Something Different: The Oak & Oscar Jackson Big Eye Chronograph
Here’s a nice surprise that won’t last long. The Oak & Oscar Jackson Big Eye Chronograph brings back a popular model from the Chicago-based brand with some thoughtful tweaks.
It was all the way back in October of 2017 that we first shared news of the Oak & Oscar Jackson Chronograph. It was an audacious watch for Chase Fancher, the founder of the brand, for several reasons. Firstly, it was the marque’s first-ever chronograph. Second, it brought a new manual wind column wheel movement from Eterna called the 3916M with a flyback complication. Finally, and unsurprisingly, the Jackson brought Oak & Oscar into a different price realm. Did it work? Absolutely and there are currently 400 happy owners out there with one of the three variants on their wrists.
Enter the Jackson Big Eye Chronograph
It turns out that Oak & Oscar wasn’t finished yet because the Jackson Big Eye Chronograph is here. Now, from a distance, this watch may not look entirely different from the original Jackson, but you’d be wise to come a bit closer. Sure, the hallmark colors of grey and orange are there along with the barrel-shaped counterweight on the central chronograph hand. Move a tad closer, though, and you’ll realize that this watch is winking at you. Yes, the rightmost 30-minute sub-register is notably larger than the running seconds sub-register on the opposite side. The other difference is less noticeable, but even more delightful for purists. The date window at 6:00 is now gone.

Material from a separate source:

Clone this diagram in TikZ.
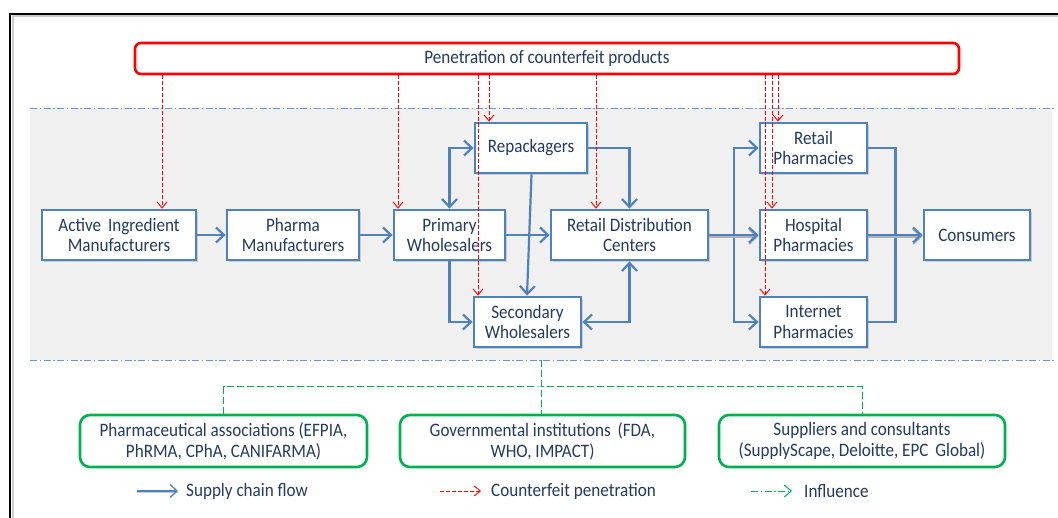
\documentclass[tikz,border=0pt]{standalone}
\usepackage{fontspec}
\setmainfont{Carlito}[FakeStretch=0.9]
\usetikzlibrary{arrows.meta,calc,shadows}
\definecolor{boxblue}{HTML}{4F81BD}
\definecolor{txtblue}{HTML}{243A5E}
\definecolor{sepblue}{HTML}{6A95CC}
\definecolor{bggray}{HTML}{F0F0F0}
\definecolor{cfred}{HTML}{FF0000}
\definecolor{infgreen}{HTML}{00B050}
\tikzset{
  txt/.style={text=txtblue, font=\fontsize{19}{20.8}\selectfont},
  sbox/.style={txt, draw=boxblue, line width=2.8pt, fill=white, align=center,
    minimum height=50pt, inner sep=2pt,
    drop shadow={shadow xshift=1.6pt, shadow yshift=-1.6pt, opacity=0.35, fill=black!45}},
  pbox/.style={txt, draw=cfred, line width=2.6pt, fill=white, rounded corners=6pt,
    minimum width=824pt, minimum height=31pt, align=center, inner sep=0pt},
  gbox/.style={txt, draw=infgreen, line width=2.6pt, fill=white, rounded corners=10pt,
    minimum height=52pt, align=center, inner sep=2pt},
  flow/.style={draw=boxblue, line width=2.2pt,
    arrows={-Straight Barb[length=8pt,width=15pt,line width=2.2pt]}},
  flowboth/.style={flow, arrows={Straight Barb[length=8pt,width=15pt,line width=2.2pt]-Straight Barb[length=8pt,width=15pt,line width=2.2pt]}},
  flowplain/.style={draw=boxblue, line width=2.2pt},
  mainflow/.style={flow, line width=2.8pt,
    preaction={draw=black!30, line width=3pt, transform canvas={yshift=-1.4pt}}},
  cf/.style={draw=cfred, line width=0.9pt, dash pattern=on 4pt off 2pt,
    arrows={-Straight Barb[length=6pt,width=10pt,line width=0.9pt]}},
  infl/.style={draw=infgreen, line width=1pt, dash pattern=on 7pt off 3pt},
  sepline/.style={draw=sepblue, line width=0.9pt, dash pattern=on 7pt off 2.5pt on 1.5pt off 2.5pt},
  lgtxt/.style={txt, anchor=west, inner sep=0pt},
}
\begin{document}
\begin{tikzpicture}[x=1pt,y=-1pt]
\useasboundingbox (0,0) rectangle (1058,518);
\fill[white] (0,0) rectangle (1058,518);

% outer frame (top and left edges) with a light shadow
\draw[black!20, line width=2pt] (12.5,518) -- (12.5,16.5) -- (1058,16.5);
\draw[black, line width=2pt] (10,518) -- (10,14) -- (1058,14);

% shaded supply-chain band with dash-dot borders
\fill[bggray] (30,108) rectangle (1052,360);
\draw[sepline] (30,108) -- (1056,108);
\draw[sepline] (30,360) -- (1056,360);

% counterfeit source
\node[pbox] (pen) at (547,58.5) {Penetration of counterfeit products};

% supply chain nodes
\node[sbox, minimum width=154pt] (aim)    at (119,235)   {Active\hspace{3pt} Ingredient\\Manufacturers};
\node[sbox, minimum width=132pt] (pharma) at (293,235)   {Pharma\\Manufacturers};
\node[sbox, minimum width=111pt] (prim)   at (449.5,235) {Primary\\Wholesalers};
\node[sbox, minimum width=112pt] (repack) at (531,148)   {Repackagers};
\node[sbox, minimum width=107pt] (sec)    at (527.5,322) {Secondary\\Wholesalers};
\node[sbox, minimum width=157pt] (rdc)    at (629.5,235) {Retail Distribution\\Centers};
\node[sbox, minimum width=107pt] (retail) at (813.5,148) {Retail\\Pharmacies};
\node[sbox, minimum width=107pt] (hosp)   at (813.5,235) {Hospital\\Pharmacies};
\node[sbox, minimum width=107pt] (inet)   at (813.5,322) {Internet\\Pharmacies};
\node[sbox, minimum width=106pt] (cons)   at (977,235)   {Consumers};

% influencing organisations
\node[gbox, minimum width=287pt] (g1) at (223.5,441) {Pharmaceutical associations (EFPIA,\\PhRMA, CPhA, CANIFARMA)};
\node[gbox, minimum width=285pt] (g2) at (542.5,441) {Governmental institutions\hspace{3pt} (FDA,\\WHO, IMPACT)};
\node[gbox, minimum width=286pt] (g3) at (862,441)   {Suppliers and consultants\\(SupplyScape, Deloitte, EPC\hspace{3pt} Global)};

% supply chain flow
\draw[flow] (aim.east) -- (pharma.west);
\draw[flow] (pharma.east) -- (prim.west);
\draw[flow] (prim.east) -- (rdc.west);
\draw[flowboth] (prim.north) |- (repack.west);
\draw[flow] (prim.south) |- (sec.west);
\draw[flow] ([xshift=0.5pt]repack.south) -- ([xshift=-0.5pt]sec.north);
\draw[flow] (repack.east) -| (rdc.north);
\draw[flowboth] (sec.east) -| (rdc.south);

\coordinate (sp) at ($(rdc.east)!0.5!(hosp.west)$);
\coordinate (jn) at ($(hosp.east)!0.5!(cons.west)$);
\draw[flow] (sp) |- (retail.west);
\draw[flow] (sp) |- (inet.west);
\draw[mainflow] (rdc.east) -- (hosp.west);
\draw[flowplain] (retail.east) -| (jn) |- (inet.east);
\draw[mainflow] (hosp.east) -- (cons.west);

% counterfeit penetration points
\coordinate (t1) at ([xshift=43pt]aim.north);
\coordinate (t2) at ([xshift=-51.5pt]prim.north);
\coordinate (t3) at ([xshift=-49.5pt]sec.north);
\coordinate (t4) at ([xshift=-42pt]repack.north);
\coordinate (t5) at ([xshift=-33.5pt]rdc.north);
\coordinate (t6) at ([xshift=-48.5pt]inet.north);
\coordinate (t7) at ([xshift=-41.5pt]hosp.north);
\coordinate (t8) at ([xshift=-35.5pt]retail.north);
\foreach \t in {t1,t2,t3,t4,t5,t6,t7,t8}
  \draw[cf] (\t |- pen.south) -- (\t);

% influence links
\coordinate (ib) at (541,360);
\coordinate (bus) at (541,387);
\draw[infl] (ib) -- (ib |- g2.north);
\draw[infl] (g1.north) |- (bus) -| (g3.north);

% legend
\node[lgtxt] (l1) at (186,491) {Supply chain flow};
\node[lgtxt] (l2) at (491,491) {Counterfeit penetration};
\node[lgtxt] (l3) at (804,491) {Influence};
\coordinate (a1) at (137,491);
\coordinate (a2) at (440,491);
\coordinate (a3) at (751,491);
\draw[draw=boxblue, line width=1.3pt, arrows={-Straight Barb[length=7pt,width=13pt,line width=1.3pt]},
      preaction={draw=black!20, line width=1.3pt, arrows=-, transform canvas={yshift=-1.3pt}}]
  (a1) -- ([xshift=-8pt]l1.west);
\draw[cf] (a2) -- ([xshift=-10pt]l2.west);
\draw[draw=infgreen, line width=1pt, dash pattern=on 7pt off 2.5pt on 1.5pt off 2.5pt,
      arrows={-Straight Barb[length=7pt,width=12pt,line width=1pt]}]
  (a3) -- ([xshift=-12pt]l3.west);
\end{tikzpicture}
\end{document}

Looking back to the ’60s and ’70s
When I first saw the new Jackson Big Eye Chronograph, I thought of one of the most famous vintage examples on the theme, the Universal Geneve Uni-Compax. It turns out that there are actually loads of vintage chronographs with this characteristic. My beloved Breitling 765 CP has it. Brands like Longines and Enicar also have their examples. The reason for the exaggerated register is that it helps the wearer read the elapsed minutes with greater ease. Style-wise, it’s a cool look and the register is so exaggerated that it typically eliminates the 3 o’clock index. The Oak & Oscar is no different.
The Oak & Oscar Jackson Big Eye Chronograph employs a variant of the previously used Eterna movement. This time, it’s the Eterna EMC 3907M. Aside from the lack of date function, everything else is the same spec-wise with this manual wind unit. That means 60 hours of power reserve, 28,800vph, a column wheel, and a flyback function. In the last year or so, watchmaker Nathan Bobinchak has joined the team; he regulates and tests each example.
The same 40mm goodness
The Oak & Oscar Jackson Big Eye has the same footprint as the first series of Jackson chronographs. That means a 40mm diameter with a thickness of 14.5mm including the domed sapphire crystal and display back, and a lug to lug of 46.4mm. The watch will come with a brown 20mm Horween strap, a Horween rally strap, a brown Horween watch wallet, and a strap tool. There will only be 50 of these and they’ll be priced at $3,150 on the Oak & Oscar site. The watches are available to ship immediately.
I really like what Chase and his small team have done at Oak & Oscar. The result of his overall work is a brand with a tight following that brings well-thought-out releases with the right frequency. The Jackson Big Eye Chronograph looks great and reminds us that in the watch world, small changes can make a big difference. Regarding the brand’s following, this watch was apparently the result of a collection of requests from current owners. Based on that alone, I’m guessing that these 50 pieces won’t last long at all.